--- TO BE DONE ---
Every line holding the string "chart" should be gathered.

--- DATA EXCERPT ---
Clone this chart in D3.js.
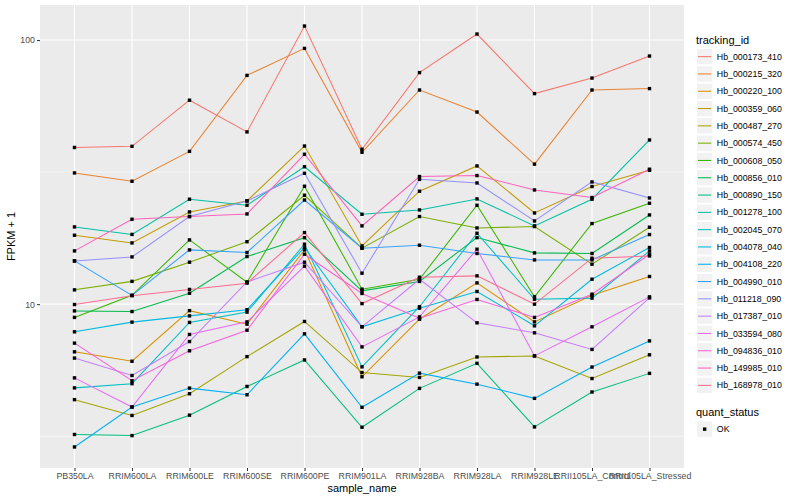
<!DOCTYPE html>
<html>
<head>
<meta charset="utf-8">
<script src="https://cdn.jsdelivr.net/npm/d3@7"></script>
<style>
  body { margin: 0; background: #fff; }
  svg { font-family: "Liberation Sans", Arial, sans-serif; }
</style>
</head>
<body>
<svg id="chart" width="800" height="500"></svg>
<script>
// ===== DATA (FPKM + 1 per sample) =====
const samples = ["PB350LA","RRIM600LA","RRIM600LE","RRIM600SE","RRIM600PE","RRIM901LA",
                 "RRIM928BA","RRIM928LA","RRIM928LE","RRII105LA_Control","RRII105LA_Stressed"];

const trackingIds = ["Hb_000173_410","Hb_000215_320","Hb_000220_100","Hb_000359_060","Hb_000487_270",
                     "Hb_000574_450","Hb_000608_050","Hb_000856_010","Hb_000890_150","Hb_001278_100",
                     "Hb_002045_070","Hb_004078_040","Hb_004108_220","Hb_004990_010","Hb_011218_090",
                     "Hb_017387_010","Hb_033594_080","Hb_094836_010","Hb_149985_010","Hb_168978_010"];

const hb000173_410 = [39.2, 39.6, 59.2, 44.9, 113, 38.6, 75.3, 105.4, 62.7, 71.8, 87.0];
const hb000215_320 = [31.4, 29.2, 37.9, 73.5, 93.0, 37.6, 64.7, 53.4, 33.9, 64.7, 65.5];
const hb000220_100 = [6.60, 6.08, 9.45, 8.40, 16.05, 5.31, 8.77, 12.04, 8.57, 10.8, 12.73];
const hb000359_060 = [18.24, 17.06, 22.35, 24.6, 39.7, 16.62, 26.77, 33.38, 22.15, 27.89, 32.14];
const hb000487_270 = [4.35, 3.79, 4.58, 6.33, 8.60, 5.51, 5.28, 6.31, 6.37, 5.23, 6.43];
const hb000574_450 = [11.33, 12.2, 14.42, 17.24, 25.85, 16.29, 21.47, 19.44, 19.68, 14.17, 19.56];
const hb000608_050 = [8.91, 10.8, 17.51, 12.11, 27.96, 11.4, 12.43, 23.69, 10.66, 20.2, 24.11];
const hb000856_010 = [9.43, 9.38, 11.0, 15.15, 17.85, 11.23, 12.19, 17.87, 15.64, 15.56, 21.77];
const hb000890_150 = [3.21, 3.18, 3.80, 4.88, 6.15, 3.42, 4.80, 5.97, 3.43, 4.65, 5.47];
const hb001278_100 = [19.61, 18.37, 24.97, 23.69, 33.14, 21.9, 22.74, 25.03, 19.79, 24.97, 41.85];
const hb002045_070 = [4.82, 5.00, 8.53, 9.33, 16.87, 5.79, 9.78, 18.56, 10.44, 10.54, 15.91];
const hb004078_040 = [7.86, 8.55, 9.03, 9.53, 16.39, 8.21, 9.66, 11.17, 8.28, 12.43, 16.39];
const hb004108_220 = [2.88, 4.08, 4.81, 4.54, 7.72, 4.07, 5.48, 4.98, 4.40, 5.78, 7.26];
const hb004990_010 = [14.58, 10.8, 16.05, 15.69, 24.8, 16.29, 16.72, 15.56, 14.71, 14.71, 18.35];
const hb011218_090 = [14.58, 15.1, 21.47, 24.6, 31.3, 13.1, 29.7, 28.77, 20.66, 29.03, 25.25];
const hb017387_010 = [6.25, 5.37, 7.22, 12.14, 14.42, 8.21, 12.43, 8.50, 7.79, 6.74, 10.56];
const hb033594_080 = [5.26, 4.08, 7.68, 8.57, 13.93, 6.89, 8.95, 16.15, 6.37, 8.21, 10.66];
const hb094836_010 = [7.12, 5.13, 6.66, 7.97, 15.46, 10.98, 8.85, 10.42, 8.91, 10.91, 15.46];
const hb149985_010 = [15.91, 20.97, 21.47, 21.96, 36.95, 19.79, 30.43, 30.69, 27.07, 25.34, 32.43];
const hb168978_010 = [9.97, 10.77, 11.37, 12.01, 18.67, 10.05, 12.65, 12.8, 10.0, 14.93, 15.23];

const seriesValues = [hb000173_410, hb000215_320, hb000220_100, hb000359_060, hb000487_270,
                      hb000574_450, hb000608_050, hb000856_010, hb000890_150, hb001278_100,
                      hb002045_070, hb004078_040, hb004108_220, hb004990_010, hb011218_090,
                      hb017387_010, hb033594_080, hb094836_010, hb149985_010, hb168978_010];

const yMajor = [10, 100];
const yMinor = [Math.sqrt(10), Math.sqrt(1000)];

// ggplot default hue palette for 20 groups
const palette = ["#F8766D","#EA8331","#D89000","#C09B00","#A3A500","#7CAE00","#39B600","#00BB4E",
                 "#00BF7D","#00C1A3","#00BFC4","#00BAE0","#00B0F6","#35A2FF","#9590FF","#C77CFF",
                 "#E76BF3","#FA62DB","#FF62BC","#FF6C91"];

// ===== LAYOUT =====
const svg = d3.select("#chart");
const panel = {left: 40, right: 684, top: 5, bottom: 468};

const series = trackingIds.map((id, i) => ({
  id, color: palette[i],
  values: seriesValues[i].map((v, j) => ({sample: samples[j], value: v}))
}));

const allVals = seriesValues.flat();
const lmin = Math.log10(d3.min(allVals)), lmax = Math.log10(d3.max(allVals));
const pad = (lmax - lmin) * 0.05;

const x = d3.scalePoint().domain(samples).range([panel.left, panel.right]).padding(0.6);
const y = d3.scaleLog().domain([Math.pow(10, lmin - pad), Math.pow(10, lmax + pad)])
            .range([panel.bottom, panel.top]);

// panel background + grid
svg.append("rect").attr("x", panel.left).attr("y", panel.top)
  .attr("width", panel.right - panel.left).attr("height", panel.bottom - panel.top)
  .attr("fill", "#ebebeb");

const grid = svg.append("g").attr("stroke", "#fff");
grid.selectAll(".ymin").data(yMinor).join("line")
  .attr("x1", panel.left).attr("x2", panel.right)
  .attr("y1", d => y(d)).attr("y2", d => y(d)).attr("stroke-width", 0.55);
grid.selectAll(".ymaj").data(yMajor).join("line")
  .attr("x1", panel.left).attr("x2", panel.right)
  .attr("y1", d => y(d)).attr("y2", d => y(d)).attr("stroke-width", 1.1);
grid.selectAll(".xmaj").data(samples).join("line")
  .attr("x1", d => x(d)).attr("x2", d => x(d))
  .attr("y1", panel.top).attr("y2", panel.bottom).attr("stroke-width", 1.1);

// lines
const line = d3.line().x(d => x(d.sample)).y(d => y(d.value));
svg.append("g").selectAll("path").data(series).join("path")
  .attr("d", d => line(d.values))
  .attr("fill", "none").attr("stroke", d => d.color).attr("stroke-width", 1.05);

// points
const pts = series.flatMap(s => s.values);
svg.append("g").selectAll("rect").data(pts).join("rect")
  .attr("x", d => x(d.sample) - 1.7).attr("y", d => y(d.value) - 1.7)
  .attr("width", 3.4).attr("height", 3.4).attr("fill", "#000");

// axes
const yAxis = svg.append("g").attr("transform", `translate(${panel.left},0)`)
  .call(d3.axisLeft(y).tickValues(yMajor).tickFormat(d3.format("d")).tickSize(3).tickPadding(2));
const xAxis = svg.append("g").attr("transform", `translate(0,${panel.bottom})`)
  .call(d3.axisBottom(x).tickSize(3).tickPadding(2));
[xAxis, yAxis].forEach(g => {
  g.select(".domain").remove();
  g.selectAll(".tick line").attr("stroke", "#333").attr("stroke-width", 1.05);
  g.selectAll(".tick text").attr("fill", "#4d4d4d").attr("font-size", "8.8px")
    .attr("font-family", "Liberation Sans, Arial, sans-serif");
});

svg.append("text").attr("x", (panel.left + panel.right) / 2).attr("y", 492)
  .attr("text-anchor", "middle").attr("font-size", "11px").text("sample_name");
svg.append("text").attr("transform", `translate(15,${(panel.top + panel.bottom) / 2}) rotate(-90)`)
  .attr("text-anchor", "middle").attr("font-size", "11px").text("FPKM + 1");

// legend: tracking_id
const lg = svg.append("g").attr("transform", "translate(696,0)");
lg.append("text").attr("x", 0).attr("y", 44).attr("font-size", "11px").text("tracking_id");
const keyH = 17.3, key0 = 48;
const keys = lg.selectAll(".key").data(series).join("g")
  .attr("transform", (d, i) => `translate(0,${key0 + i * keyH})`);
keys.append("rect").attr("x", 0.5).attr("y", 0.5).attr("width", keyH - 1).attr("height", keyH - 1)
  .attr("fill", "#f2f2f2").attr("stroke", "#fff");
keys.append("line").attr("x1", 2).attr("x2", keyH - 2).attr("y1", keyH / 2).attr("y2", keyH / 2)
  .attr("stroke", d => d.color).attr("stroke-width", 1.05);
keys.append("text").attr("x", keyH + 3.5).attr("y", keyH / 2 + 3.1).attr("font-size", "8.8px")
  .text(d => d.id);

// legend: quant_status
lg.append("text").attr("x", 0).attr("y", 416).attr("font-size", "11px").text("quant_status");
const qk = lg.append("g").attr("transform", `translate(0,${420.5})`);
qk.append("rect").attr("x", 0.5).attr("y", 0.5).attr("width", keyH - 1).attr("height", keyH - 1)
  .attr("fill", "#f2f2f2").attr("stroke", "#fff");
qk.append("rect").attr("x", keyH / 2 - 1.7).attr("y", keyH / 2 - 1.7).attr("width", 3.4).attr("height", 3.4)
  .attr("fill", "#000");
qk.append("text").attr("x", keyH + 3.5).attr("y", keyH / 2 + 3.1).attr("font-size", "8.8px").text("OK");
</script>
</body>
</html>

--- CORRECT RESULT ---
Clone this chart in D3.js.
<svg id="chart" width="800" height="500"></svg>
const svg = d3.select("#chart");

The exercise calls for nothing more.